Search the material below for the word "this" and copy every line in which it occurs.

Records for the exercise:

:::

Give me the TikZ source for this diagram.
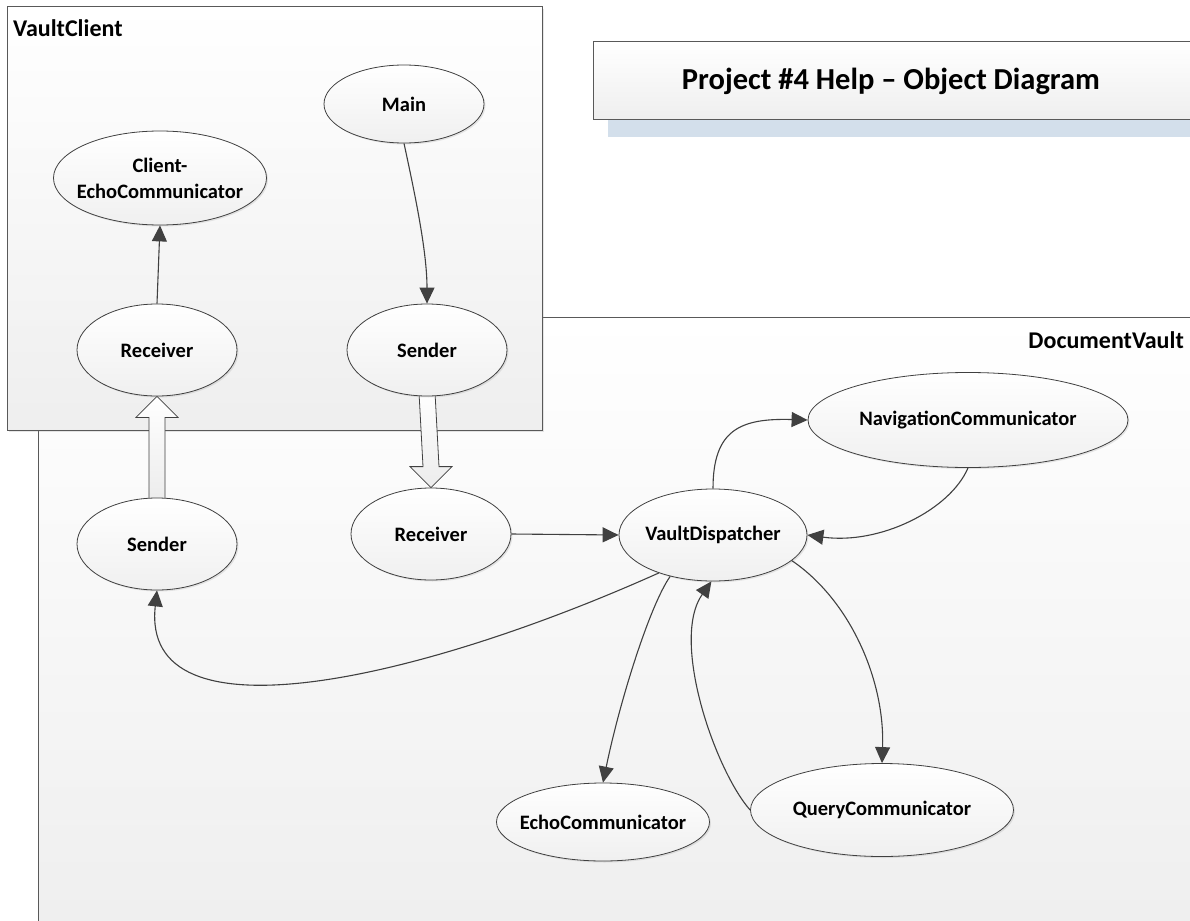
\documentclass[tikz,border=0pt]{standalone}
\usepackage{fontspec}
\setmainfont{Carlito}
\usetikzlibrary{shapes.geometric,arrows.meta,shadows,calc}
\definecolor{linec}{HTML}{404040}
\definecolor{bordc}{HTML}{595959}
\definecolor{shadowblue}{HTML}{D3DFEB}
\pgfdeclarelayer{bg}
\pgfsetlayers{bg,main}
\begin{document}
\begin{tikzpicture}[x=1pt,y=-1pt,
  obj/.style={ellipse, draw=linec, line width=0.8pt, top color=white, bottom color=gray!12,
    inner sep=0pt, font=\fontsize{20.5}{26}\selectfont\bfseries, align=center,
    drop shadow={shadow xshift=1.5pt, shadow yshift=-1.5pt, opacity=0.18}},
  conn/.style={draw=linec, line width=1.1pt, -{Triangle[length=16pt,width=15pt]}},
  fat/.style={draw=linec, line width=0.8pt, top color=white, bottom color=gray!15},
  container/.style={draw=bordc, line width=1pt, top color=white, bottom color=gray!13,
    drop shadow={shadow xshift=2pt, shadow yshift=-2pt, opacity=0.2}},
  lbl/.style={font=\fontsize{24}{28}\selectfont\bfseries, inner sep=0pt}
]
\useasboundingbox (0,0) rectangle (1190,920);
\clip (0,0) rectangle (1190,920);

% objects
\node[obj, minimum width=160pt, minimum height=78pt] (main) at (404,104) {Main};
\node[obj, inner xsep=-10pt, minimum width=213pt, minimum height=94pt] (cecho) at (160,178) {Client-\\EchoCommunicator};
\node[obj, minimum width=160pt, minimum height=92pt] (rcvc) at (157,350) {Receiver};
\node[obj, minimum width=160pt, minimum height=92pt] (sndc) at (427,350) {Sender};
\node[obj, minimum width=160pt, minimum height=92pt] (sndv) at (157,544) {Sender};
\node[obj, minimum width=160pt, minimum height=92pt] (rcvv) at (431,534) {Receiver};
\node[obj, inner xsep=-2pt, minimum width=188pt, minimum height=92pt] (vd) at (713,535) {VaultDispatcher};
\node[obj, minimum width=320pt, minimum height=95pt] (nav) at (968,420) {NavigationCommunicator};
\node[obj, minimum width=263pt, minimum height=93pt] (qc) at (882,810) {QueryCommunicator};
\node[obj, inner xsep=-10pt, minimum width=213pt, minimum height=78pt] (echo) at (603,822) {EchoCommunicator};

% labels
\node[lbl, anchor=west] (vclabel) at (13,28) {VaultClient};
\node[lbl, anchor=east] (dvlabel) at (1184,340) {DocumentVault};
\node[font=\fontsize{30.5}{34}\selectfont\bfseries, inner sep=0pt] (title) at (891,81) {Project \#4 Help -- Object Diagram};

\begin{pgfonlayer}{bg}
  \path[container] (38,317) rectangle (1210,940);
  \path[container] (7,7) rectangle (542,430);
  \fill[shadowblue] (608,120) rectangle (1210,137);
  \path[draw=bordc, line width=1pt, top color=white, bottom color=gray!13] (593,42) rectangle (1210,120);
  % fat arrows
  \path[fat] ($(sndc.south)+(-8,-4)$) -- ($(sndc.south)+(8,-4)$) -- ($(rcvv.north)+(8,-21)$)
    -- ($(rcvv.north)+(21,-21)$) -- (rcvv.north) -- ($(rcvv.north)+(-21,-21)$)
    -- ($(rcvv.north)+(-8,-21)$) -- cycle;
  \path[fat] ($(sndv.north)+(-8,4)$) -- ($(sndv.north)+(8,4)$) -- ($(rcvc.south)+(8,21)$)
    -- ($(rcvc.south)+(21,21)$) -- (rcvc.south) -- ($(rcvc.south)+(-21,21)$)
    -- ($(rcvc.south)+(-8,21)$) -- cycle;
\end{pgfonlayer}

% connectors
\draw[conn] (rcvc.north) -- (cecho.south);
\draw[conn] (main.south) .. controls (414,190) and (427,250) .. (sndc.north);
\draw[conn] (rcvv.east) -- (vd.west);
\draw[conn] (vd.north) .. controls (713,430) and (740,418) .. (nav.west);
\draw[conn] (nav.south) .. controls (950,510) and (880,545) .. (vd.east);
\draw[conn] (vd.-145) .. controls (420,680) and (140,745) .. (sndv.south);
\draw[conn] (vd.-136) .. controls (650,605) and (620,700) .. (echo.north);
\draw[conn] (vd.-18) .. controls (850,600) and (885,680) .. (qc.north);
\draw[conn] (qc.west) .. controls (715,770) and (670,640) .. (vd.-92);
\end{tikzpicture}
\end{document}
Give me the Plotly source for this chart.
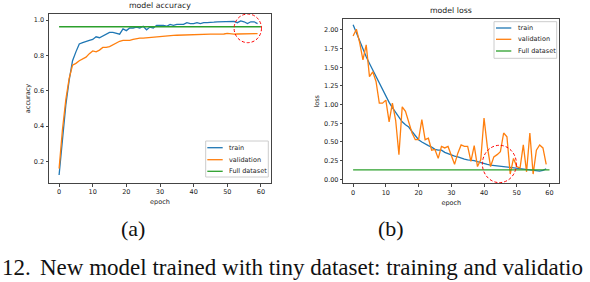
import plotly.graph_objects as go

W, H = 590, 282

epochs = list(range(60))
acc_train = [0.124, 0.33, 0.52, 0.66, 0.77, 0.82, 0.865, 0.872, 0.88, 0.885,
             0.89, 0.905, 0.90, 0.91, 0.92, 0.93, 0.93, 0.925, 0.92, 0.95,
             0.94, 0.955, 0.955, 0.96, 0.955, 0.965, 0.945, 0.96, 0.955, 0.97,
             0.97, 0.97, 0.965, 0.975, 0.97, 0.975, 0.975, 0.975, 0.985, 0.98,
             0.98, 0.985, 0.98, 0.985, 0.985, 0.985, 0.988, 0.99, 0.99, 0.988,
             0.99, 0.99, 0.992, 0.985, 0.995, 0.99, 0.98, 0.99, 0.99, 0.98]
acc_val = [0.16, 0.38, 0.55, 0.67, 0.745, 0.755, 0.77, 0.78, 0.79, 0.81,
           0.825, 0.82, 0.83, 0.845, 0.845, 0.85, 0.86, 0.87, 0.88, 0.885,
           0.885, 0.885, 0.89, 0.895, 0.898, 0.898, 0.90, 0.90, 0.902, 0.903,
           0.905, 0.907, 0.91, 0.912, 0.913, 0.914, 0.915, 0.916, 0.917, 0.917,
           0.918, 0.919, 0.92, 0.92, 0.92, 0.92, 0.92, 0.92, 0.921, 0.921,
           0.925, 0.922, 0.92, 0.921, 0.922, 0.922, 0.922, 0.922, 0.922, 0.923]
loss_train = [2.07, 1.96, 1.85, 1.74, 1.64, 1.55, 1.46, 1.37, 1.28, 1.20,
              1.11, 1.03, 0.96, 0.90, 0.84, 0.77, 0.73, 0.70, 0.64, 0.58,
              0.53, 0.50, 0.47, 0.45, 0.43, 0.40, 0.39, 0.39, 0.36, 0.34,
              0.32, 0.31, 0.30, 0.28, 0.27, 0.26, 0.255, 0.25, 0.235, 0.22,
              0.21, 0.20, 0.19, 0.185, 0.18, 0.175, 0.17, 0.16, 0.155, 0.15,
              0.145, 0.14, 0.135, 0.13, 0.125, 0.12, 0.115, 0.11, 0.12, 0.14]
loss_val = [1.92, 2.01, 1.83, 1.60, 1.80, 1.375, 1.44, 1.31, 1.02, 1.02,
            1.06, 0.77, 1.02, 0.79, 0.33, 0.97, 0.91, 0.75, 0.62, 0.53,
            0.53, 0.80, 0.53, 0.55, 0.39, 0.40, 0.28, 0.44, 0.42, 0.44,
            0.31, 0.20, 0.35, 0.46, 0.44, 0.44, 0.24, 0.45, 0.17, 0.26,
            0.82, 0.44, 0.17, 0.30, 0.33, 0.37, 0.62, 0.57, 0.07, 0.28,
            0.17, 0.15, 0.46, 0.10, 0.62, 0.07, 0.39, 0.46, 0.42, 0.20]
full_x = [0, 60]
full_acc = [0.962, 0.962]
full_loss = [0.125, 0.125]

series_names = ["train", "validation", "Full dataset"]
colors = ["#1f77b4", "#ff7f0e", "#2ca02c"]

x_ticks = [0, 10, 20, 30, 40, 50, 60]
acc_ticks = [0.2, 0.4, 0.6, 0.8, 1.0]
acc_ticklabels = ["0.2", "0.4", "0.6", "0.8", "1.0"]
loss_ticks = [0.0, 0.25, 0.5, 0.75, 1.0, 1.25, 1.5, 1.75, 2.0]
loss_ticklabels = ["0.00", "0.25", "0.50", "0.75", "1.00", "1.25", "1.50", "1.75", "2.00"]

caption_num = "12."
caption_text = "New model trained with tiny dataset: training and validatio"


def PX(p):
    return p / W


def PY(p):
    return 1 - p / H


FONT = "DejaVu Sans"
TXT = "#222222"
fig = go.Figure()

for xs, ys, c, ax in [
    (epochs, acc_train, colors[0], 1), (epochs, acc_val, colors[1], 1), (full_x, full_acc, colors[2], 1),
    (epochs, loss_train, colors[0], 2), (epochs, loss_val, colors[1], 2), (full_x, full_loss, colors[2], 2),
]:
    fig.add_trace(go.Scatter(x=xs, y=ys, mode="lines", line=dict(color=c, width=1.3),
                             xaxis="x" if ax == 1 else "x2", yaxis="y" if ax == 1 else "y2",
                             showlegend=False, hoverinfo="skip"))

axis_common = dict(showgrid=False, zeroline=False, showline=True, linecolor="#444", linewidth=1,
                   mirror=True, ticks="outside", ticklen=2.5, tickwidth=0.8, tickcolor="#444",
                   tickfont=dict(family=FONT, size=6.5, color=TXT))

fig.update_layout(
    width=W, height=H, margin=dict(l=0, r=0, t=0, b=0),
    paper_bgcolor="white", plot_bgcolor="white", showlegend=False,
    xaxis=dict(domain=[PX(49), PX(271)], range=[-3, 63], anchor="y", tickvals=x_ticks,
               title=dict(text="epoch", font=dict(family=FONT, size=6.5, color=TXT), standoff=4),
               **axis_common),
    yaxis=dict(domain=[PY(183), PY(14)], range=[0.079, 1.034], anchor="x", tickvals=acc_ticks,
               ticktext=acc_ticklabels,
               title=dict(text="accuracy", font=dict(family=FONT, size=6.5, color=TXT), standoff=2),
               **axis_common),
    xaxis2=dict(domain=[PX(343.3), PX(559.3)], range=[-3, 63], anchor="y2", tickvals=x_ticks,
                title=dict(text="epoch", font=dict(family=FONT, size=6.5, color=TXT), standoff=4),
                **axis_common),
    yaxis2=dict(domain=[PY(183.3), PY(19.3)], range=[-0.054, 2.143], anchor="x2", tickvals=loss_ticks,
                ticktext=loss_ticklabels,
                title=dict(text="loss", font=dict(family=FONT, size=6.5, color=TXT), standoff=3),
                **axis_common),
)

annotations = []
shapes = []

# subplot titles
annotations.append(dict(text="model accuracy", x=PX(160), y=PY(5.5), xref="paper", yref="paper",
                        showarrow=False, font=dict(family=FONT, size=7.8, color=TXT),
                        xanchor="center", yanchor="middle"))
annotations.append(dict(text="model loss", x=PX(451), y=PY(10), xref="paper", yref="paper",
                        showarrow=False, font=dict(family=FONT, size=7.8, color=TXT),
                        xanchor="center", yanchor="middle"))

# custom legends (box, line swatches, labels)
for box, line_x, text_x, rows in [
    ((205.7, 141, 268.3, 177), (207.3, 222.7), 226.7, (147.7, 159.7, 171.3)),
    ((494, 21.7, 556.7, 58.3), (496, 511.3), 515.7, (28, 39.3, 51)),
]:
    shapes.append(dict(type="rect", xref="paper", yref="paper",
                       x0=PX(box[0]), x1=PX(box[2]), y0=PY(box[3]), y1=PY(box[1]),
                       line=dict(color="#cccccc", width=1), fillcolor="rgba(255,255,255,0.85)"))
    for name, c, ry in zip(series_names, colors, rows):
        shapes.append(dict(type="line", xref="paper", yref="paper",
                           x0=PX(line_x[0]), x1=PX(line_x[1]), y0=PY(ry), y1=PY(ry),
                           line=dict(color=c, width=1.3)))
        annotations.append(dict(text=name, x=PX(text_x), y=PY(ry), xref="paper", yref="paper",
                                showarrow=False, xanchor="left", yanchor="middle",
                                font=dict(family=FONT, size=6.5, color=TXT)))

# red dashed circles highlighting regions
circles = [("x", "y", 56.1, 0.953, 4.07, 0.081), ("x2", "y2", 44.7, 0.205, 5.2, 0.25)]
for xr, yr, cx, cy, rx, ry in circles:
    shapes.append(dict(type="circle", xref=xr, yref=yr, x0=cx - rx, x1=cx + rx, y0=cy - ry, y1=cy + ry,
                       line=dict(color="red", width=1, dash="3px,2px")))

# (a) / (b) labels and caption
SERIF = "Liberation Serif"
for lab, cx in [("(a)", 132.5), ("(b)", 391)]:
    annotations.append(dict(text=lab, x=PX(cx), y=PY(228.5), xref="paper", yref="paper",
                            showarrow=False, font=dict(family=SERIF, size=22, color="#111"),
                            xanchor="center", yanchor="middle"))
annotations.append(dict(text=caption_num, x=PX(0), y=0, xref="paper", yref="paper",
                        showarrow=False, font=dict(family=SERIF, size=23, color="#111"),
                        xanchor="left", yanchor="bottom"))
annotations.append(dict(text=caption_text, x=PX(38), y=0, xref="paper", yref="paper",
                        showarrow=False, font=dict(family=SERIF, size=23, color="#111"),
                        xanchor="left", yanchor="bottom"))

fig.update_layout(annotations=annotations, shapes=shapes)
fig.write_html("out.html", config={"displayModeBar": False},
               post_script="document.body.style.margin='0px';document.body.style.overflow='hidden';")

:::

Expected output:
Give me the TikZ source for this diagram.
Give me the Plotly source for this chart.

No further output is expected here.